Nebraska and Oklahoma argued that they were not attempting to invalidate Colorado’s decision to legalize pot, but that the regulatory structure it settled on was not sufficient to keep the drug within the Centennial State’s borders. While Colorado collects tax revenue from pot sales, Oklahoma and Nebraska argued their residents are paying more to keep the drug off their streets. Both states believe the federal government should intervene since marijuana is still illegal on the national level.
In an unsigned opinion that did not offer further explanation, the Supreme Court declined to get involved and delivered a victory for Colorado, which claimed that the rules Nebraska and Omaha want to see struck down are moving the sale of marijuana into a regulated marketplace and off the black market. Colorado laws do not allow the transfer of pot beyond state lines.
"Colorado does not intend, nor has it attempted, to reach across the border to invade the plaintiff states’ sovereign rights," the state said in its own brief. "Indeed, it is Colorado’s sovereignty that is at stake here: Nebraska and Oklahoma filed this case in an attempt to reach across their borders and selectively invalidate state laws with which they disagree."
The federal government, meanwhile, sided with Colorado and called on the Supreme Court not to accept the case.
"Entertaining the type of dispute at issue here ‒ essentially that one state’s laws make it more likely that third parties will violate federal and state law in another state ‒ would represent a substantial and unwarranted expansion of this court’s original jurisdiction," US Solicitor General Donald Verrilli said in a brief.

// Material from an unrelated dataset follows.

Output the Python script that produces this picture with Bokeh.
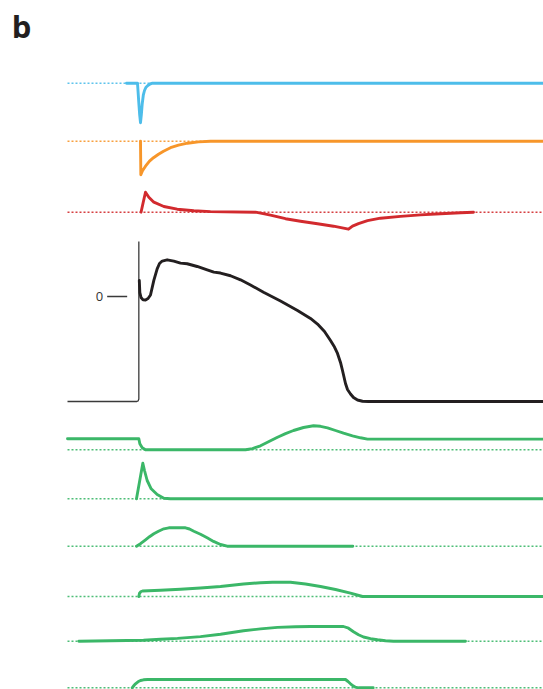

The case was never heard in the lower circuits because Nebraska and Oklahoma went straight to the Supreme Court, citing a rule that allows them to bring conflict between states directly to the country’s highest court. While the justices rejected the bid, Justices Clarence Thomas and Samuel Alito dissented, saying they would’ve heard the case.
"The plaintiff states have alleged significant harms to their sovereign interests caused by another state," Thomas wrote in the dissent.
If Nebraska and Oklahoma wish to pursue this case, they are still able to file suits in the lower courts
Colorado is one of four states – along with Alaska, Oregon, Washington and the District of Columbia – that has voted to legalize recreational marijuana use.